It shouldn't surprise us. After all, it happens annually. It's just a shame that other events have to take a back seat Sunday to this phenomenon.

I'm not referring to the impeachment trial of President Trump nor the NFL's Super Bowl between the Chiefs and the 49ers. I'm talking about the annual visit of our furry rodent.

After the mid-January thaws, hopes for continuous warm weather freeze. Bitter, cold winds and frigid ice storms, blinding blizzards and whatever else old man winter throws our way, keep us in a prolonged state of misery.

Then comes February, and with it, a new hope for warmth. The second day of the new month spearheads that hope. Punxsutawney Phil, the most famous Groundhog of many weather predicting rodents, leads the way to whether we continue wrapping ourselves in warmth or donning spring outfits.

If the Groundhog sees his shadow, he's scared back into his hole and continues to hibernate for six more weeks or until the first days of spring; whichever comes first. However, if it's heavily overcast, perhaps on the verge of raining, Hallelujah! Hope has just melted away those winter blahs. Instead of continuing its hibernation, the groundhog stays out, a sign that spring is just around the corner. And if that's not a Northeast Ohio reason to celebrate, then I'll ice-fish in the middle of July.

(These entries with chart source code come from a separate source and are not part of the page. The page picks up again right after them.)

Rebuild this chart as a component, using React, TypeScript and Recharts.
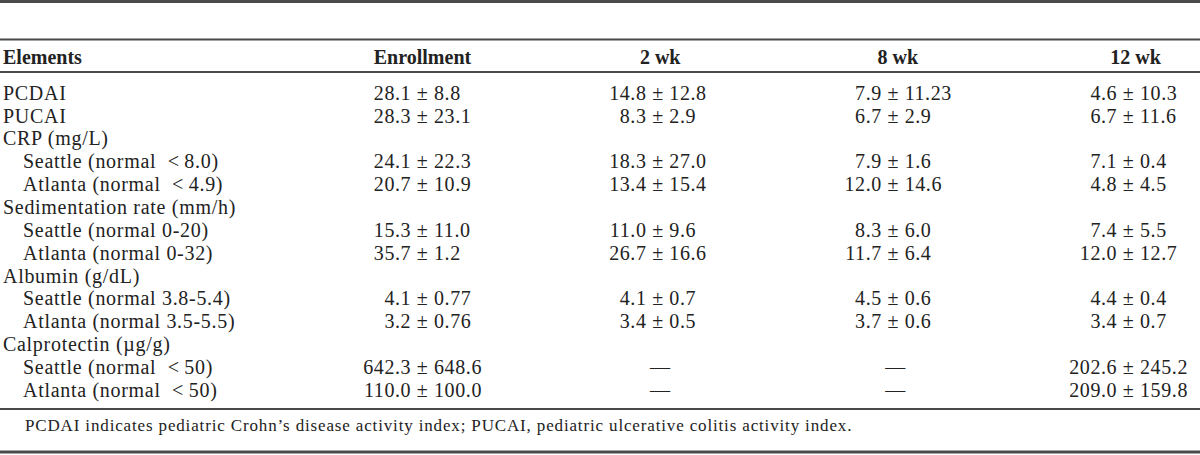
import { ScatterChart, Scatter, XAxis, YAxis } from "recharts";

const W = 1200;
const H = 455;

const columns = ["Enrollment", "2 wk", "8 wk", "12 wk"];

const rowLabels = [
  "PCDAI",
  "PUCAI",
  "CRP (mg/L)",
  "Seattle (normal\u00a0 <\u20098.0)",
  "Atlanta (normal\u00a0 <\u20094.9)",
  "Sedimentation rate (mm/h)",
  "Seattle (normal 0-20)",
  "Atlanta (normal 0-32)",
  "Albumin (g/dL)",
  "Seattle (normal 3.8-5.4)",
  "Atlanta (normal 3.5-5.5)",
  "Calprotectin (\u00b5g/g)",
  "Seattle (normal\u00a0 <\u200950)",
  "Atlanta (normal\u00a0 <\u200950)",
];
// 0 = group row, 1 = indented sub row
const rowLevel = [0, 0, 0, 1, 1, 0, 1, 1, 0, 1, 1, 0, 1, 1];

const enrollment = [
  "28.1 ± 8.8", "28.3 ± 23.1", null, "24.1 ± 22.3", "20.7 ± 10.9", null,
  "15.3 ± 11.0", "35.7 ± 1.2", null, "4.1 ± 0.77", "3.2 ± 0.76", null,
  "642.3 ± 648.6", "110.0 ± 100.0",
];
const wk2 = [
  "14.8 ± 12.8", "8.3 ± 2.9", null, "18.3 ± 27.0", "13.4 ± 15.4", null,
  "11.0 ± 9.6", "26.7 ± 16.6", null, "4.1 ± 0.7", "3.4 ± 0.5", null,
  "—", "—",
];
const wk8 = [
  "7.9 ± 11.23", "6.7 ± 2.9", null, "7.9 ± 1.6", "12.0 ± 14.6", null,
  "8.3 ± 6.0", "11.7 ± 6.4", null, "4.5 ± 0.6", "3.7 ± 0.6", null,
  "—", "—",
];
const wk12 = [
  "4.6 ± 10.3", "6.7 ± 11.6", null, "7.1 ± 0.4", "4.8 ± 4.5", null,
  "7.4 ± 5.5", "12.0 ± 12.7", null, "4.4 ± 0.4", "3.4 ± 0.7", null,
  "202.6 ± 245.2", "209.0 ± 159.8",
];

const footnote =
  "PCDAI indicates pediatric Crohn\u2019s disease activity index; PUCAI, pediatric ulcerative colitis activity index.";

const series = [enrollment, wk2, wk8, wk12];

const INK = "#222";
const RULE = "#4a4a4a";
const FONT = '"Liberation Serif", "Times New Roman", serif';
const FS = 20;
const LS = 0.6;

const cellData = (values: (string | null)[], col: number) =>
  values
    .map((v, row) => ({ col, row, v }))
    .filter((d) => d.v !== null);

const headData = columns.map((name, col) => ({ col, row: 0, name }));

// decimal aligned cell: split at the first point
function CellText(props: any) {
  const { cx, cy, payload } = props;
  const v: string = payload.v;
  const common = { y: cy, dy: "0.34em", fill: INK, fontSize: FS, letterSpacing: LS };
  if (v === "—") {
    return (
      <text {...common} x={cx + 30} textAnchor="middle">
        —
      </text>
    );
  }
  const dot = v.indexOf(".");
  return (
    <g>
      <text {...common} x={cx} textAnchor="end">
        {v.slice(0, dot)}
      </text>
      <text {...common} x={cx} textAnchor="start">
        {v.slice(dot)}
      </text>
    </g>
  );
}

function RowTick(props: any) {
  const { y, payload } = props;
  const i = payload.value;
  return (
    <text
      x={rowLevel[i] ? 23 : 3}
      y={y}
      dy="0.34em"
      fill={INK}
      fontSize={FS}
      letterSpacing={0.7}
      textAnchor="start"
    >
      {rowLabels[i]}
    </text>
  );
}

function HeadTick(props: any) {
  const { x, payload } = props;
  return (
    <text x={x} y={57.5} dy="0.34em" fill={INK} fontSize={FS} fontWeight="bold" textAnchor="middle">
      {columns[payload.value]}
    </text>
  );
}

const TopRules = () => (
  <g>
    <line x1={0} x2={W} y1={1.5} y2={1.5} stroke={RULE} strokeWidth={3} />
    <line x1={0} x2={W} y1={39.5} y2={39.5} stroke={RULE} strokeWidth={2} />
    <line x1={0} x2={W} y1={72} y2={72} stroke={RULE} strokeWidth={2} />
    <text x={3} y={57.5} dy="0.34em" fill={INK} fontSize={FS} fontWeight="bold">
      Elements
    </text>
  </g>
);

const Footer = () => (
  <g>
    <line x1={0} x2={W} y1={409} y2={409} stroke={RULE} strokeWidth={2} />
    <text x={25} y={425} dy="0.34em" fill={INK} fontSize={17} letterSpacing={0.85}>
      {footnote}
    </text>
    <line x1={0} x2={W} y1={452} y2={452} stroke={RULE} strokeWidth={3} />
  </g>
);

export default function App() {
  return (
    <div style={{ width: W, height: H, background: "#fff" }}>
      <style>{"body{margin:0}"}</style>
      <ScatterChart
        width={W}
        height={H}
        margin={{ top: 0, right: 0, bottom: 0, left: 0 }}
        style={{ fontFamily: FONT }}
      >
        <XAxis
          xAxisId="head"
          orientation="top"
          type="number"
          dataKey="col"
          domain={[0, 3]}
          ticks={[0, 1, 2, 3]}
          interval={0}
          height={72}
          padding={{ left: 122.5, right: 64.5 }}
          axisLine={false}
          tickLine={false}
          tick={<HeadTick />}
          label={<TopRules />}
        />
        <XAxis
          xAxisId="cell"
          orientation="bottom"
          type="number"
          dataKey="col"
          domain={[0, 3]}
          ticks={[0, 1, 2, 3]}
          height={46}
          padding={{ left: 95, right: 99 }}
          axisLine={false}
          tickLine={false}
          tick={false}
          label={<Footer />}
        />
        <YAxis
          type="number"
          dataKey="row"
          domain={[0, 13]}
          reversed
          ticks={rowLabels.map((_, i) => i)}
          interval={0}
          width={300}
          padding={{ top: 21, bottom: 19 }}
          axisLine={false}
          tickLine={false}
          tick={<RowTick />}
        />
        {/* header series: ties the column-title axis to data, draws nothing */}
        <Scatter
          xAxisId="head"
          data={headData}
          shape={() => <g />}
          isAnimationActive={false}
        />
        {series.map((values, col) => (
          <Scatter
            key={columns[col]}
            name={columns[col]}
            xAxisId="cell"
            data={cellData(values, col)}
            shape={<CellText />}
            isAnimationActive={false}
          />
        ))}
      </ScatterChart>
    </div>
  );
}
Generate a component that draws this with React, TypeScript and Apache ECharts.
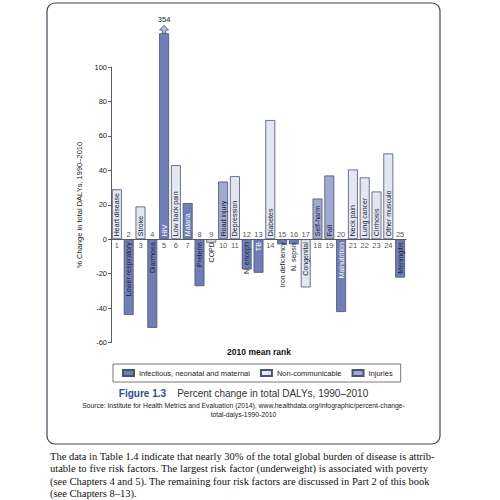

In Germany, the badgers predict the arrival of spring for farmers. But there are few, if any, badgers to our east, where German farmers first settled in the 18th century. Instead, the Groundhog's used. As a result, it's our eastern neighboring state that gave birth to the Groundhog tradition.

According to Pennsylvania Dutch historian Don Yoder, the first mention of this special day was 1840. A Feb. 2 entry in a diary by James L. Morris, a Welshman from Morgantown, reveals how his German neighbors celebrate the second day of February by watching for woodchucks.

We're not the only ones who celebrate Groundhog Day. Beside Pennsylvania's Punxsutawney Phil, we, here to the Midwest, have Ohio's Buckeye Chuck of Marion and Huckleberry Holland of Holland.

Other areas in the United States and Canada also observe the day of the woodchuck. Nova Scotia has Shubenacadie Sam and in Ontario there's Wiarton Willy. Among New York's Groundhogs are the Big Apple's Staten Island Chuck in and Western New York's Dunkirk Dave.

In North Carolina, they have Sir Walter Wally and in the Peach State, the citizens of Lilburn, Ga., pin their hopes for an early spring in General Beauregard Lee.

Even the rest of the world's getting into the act. In 2017, Saint Petersburg, Samara and Moscow, Russia, have scheduled Groundhog Day to be observed at zoos.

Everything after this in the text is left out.